In a letter to the company, Nancy McFadden, a senior adviser to Brown, said his office "will be supportive of legislation during the current session to allow Plasco's project to proceed on a pilot basis and be considered an eligible renewable energy resource under state law."

She added a hand-printed note: "We can make this work."

Brown's office said the Plasco project still will be required to pass environmental reviews. It said it would be unfair to Plasco, which moved forward on a previous administration's blessing, to revoke that approval now.

"The administration felt that it was unfair to change the rules many months after Plasco had been given this letter by the last administration," Brown spokeswoman Elizabeth Ashford said Wednesday.

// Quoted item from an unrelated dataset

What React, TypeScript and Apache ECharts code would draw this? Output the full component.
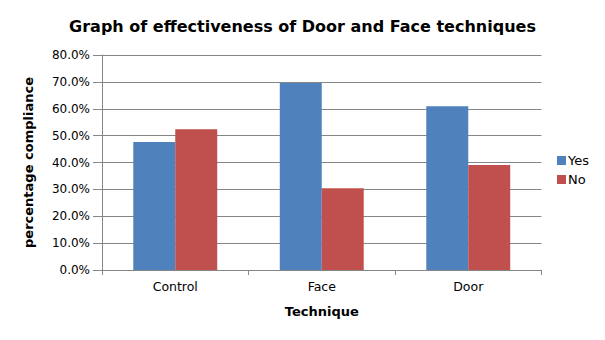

The project's opponents fumed. Bradley Angel, director of the San Francisco-based environmental group Greenaction for Health and Environmental Justice, said McFadden's letter "looks like a love letter … with a handwritten note."

He accused the Brown administration of "sabotaging" an environmental review of the project by endorsing it before the review is complete. McFadden's letter, Angel said, "completely undermines the integrity and legitimacy of the state-mandated environmental review process that has barely gotten off the ground."

Alisdair McLean, a Plasco vice president, said the project is a clean alternative to filling landfills, and he said the environmental review would address concerns about emissions. He said McFadden's letter "is enough to give us encouragement to keep looking for a way forward."

"We will work with the administration to try to find a way to solve the riddle here in this legislative session," he said.